Yatra takes a record 17 ½ hours to reach Jabalpur from Bhopal!
A Press Conference, a Public Meeting and impromptu outreach in the city…..
The tougher sides of the yatra start showing signs, the second tyre puncture in a week, followed by wrong (longer) route and the worst-ever roads traveled in yatra or for that matter, anywhere else, for a long past. Calling those bad roads is an understatement as the roads were just missing for most parts. It was a collection of potholes for kilometers on end. Add to these a 3-hour traffic jam in the wilderness from around 1.30 am and you have many Murphy’s Laws proven right! It also appeared that we were given wrong advice about which route to take and therefore, ended up traveling some 60-70 kms extra unnecessarily!
The earlier day, after leaving from Bhopal, we stopped at two villages on the highway and started addressing the crowds that gathered. Farmers’ Suicides are on the rise in Madhya Pradesh and two suicides were reported that morning from this part of MP – Raisen. This also is the area from where the Chief Minister Shivraj Singh Chauhan hails from.
We finally reached Jabalpur after a marathon 17 ½ hours and had to immediately get ready for the day’s event. We rushed to the Press Conference where we spent considerable time explaining to the media representatives there what we think are the various issues of importance that the Yatra is raising. They agreed that many of the issues have a lot of “feature value” than “news value” and several came forward to study specific issues in the future.

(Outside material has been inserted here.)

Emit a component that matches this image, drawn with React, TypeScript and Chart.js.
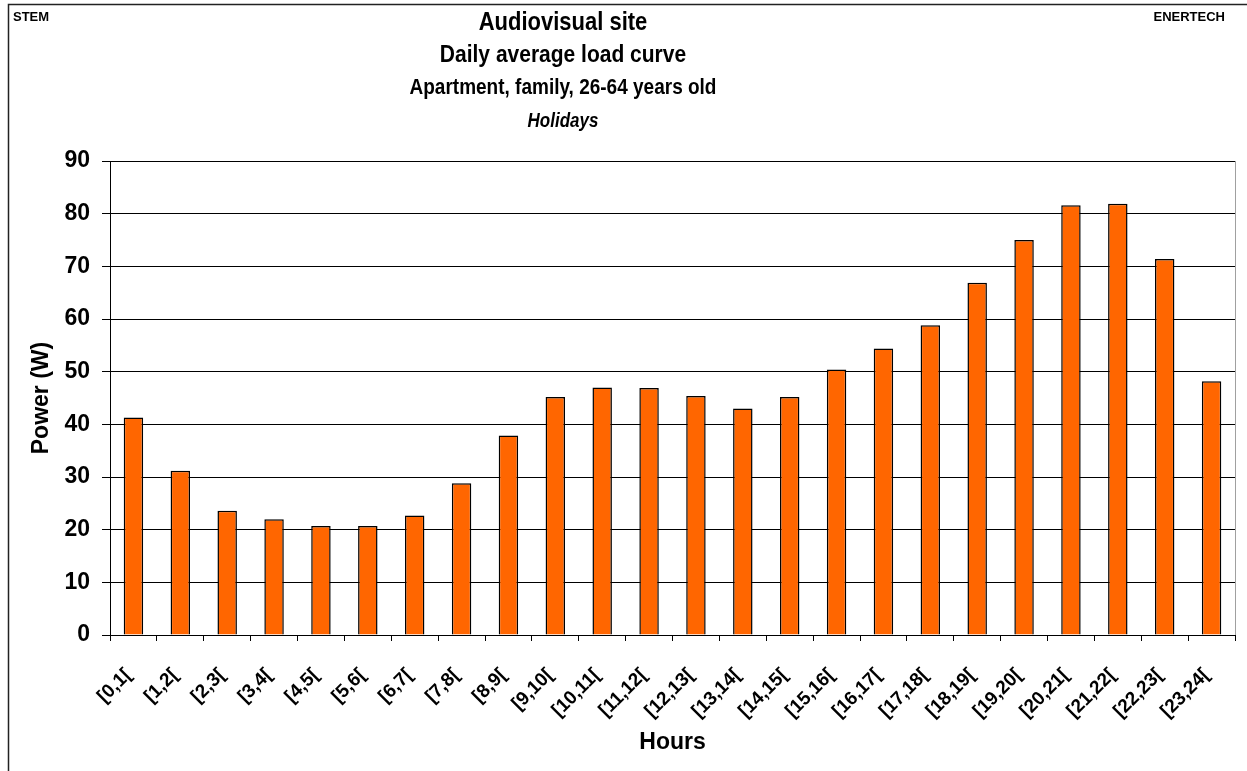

After lunch, we came to the public meeting place in a children’s park near Chowpatti. Competing there for space and sound with us were a group of women practicing for the Navrattri dances! Many social work students joined the meeting.
By now, the Yatris have become more organized and everyone does their job promptly as soon as they get out of the bus – the banners are up, the publications stall is set up, the leaflets are distributed and the donation box goes around quietly.
The public meeting had Bhartiya Kisan Sangh leaders addressing the participants in addition to the Yatris. Speakers stressed on the fact that much about farming will change if the government supports the right kind of agriculture and also ensures remunerative prices. The idea of direct subsidies to farmers was mooted by one the speakers there.
After this meeting, we decided to reach out to the general public by impromptu meetings – Brajkishore Chaurasia started explaining to Jabalpur consumers how the safety of their food is threatened if they don’t support the cause of ecological farming. Soon, we had scores of people coming out of their shops and listening to us in Chopatti. We spent nearly an hour here, taking turns to address and with loud slogan-shouting. We found that as soon as people read the big banner announcing the “Kisan Swaraj Yatra”, they would even stop their cars in the middle of the road, find out what is happening, eagerly seek the handbills we were distributing and then move on. After an hour or so of this, we went to Gwari Ghat on the banks of the Narmada. By that time, it was dark and the lamps floating on the river had a ethereal feel. Across the river, on the other side, the temple was silhouetted sharply against a star-studded sky and Chaurasia’s “bhajan” (a bhajan on environmental conservation) brought in a peaceful end to the day. We had many people joining in the singing on the banks of the Narmada.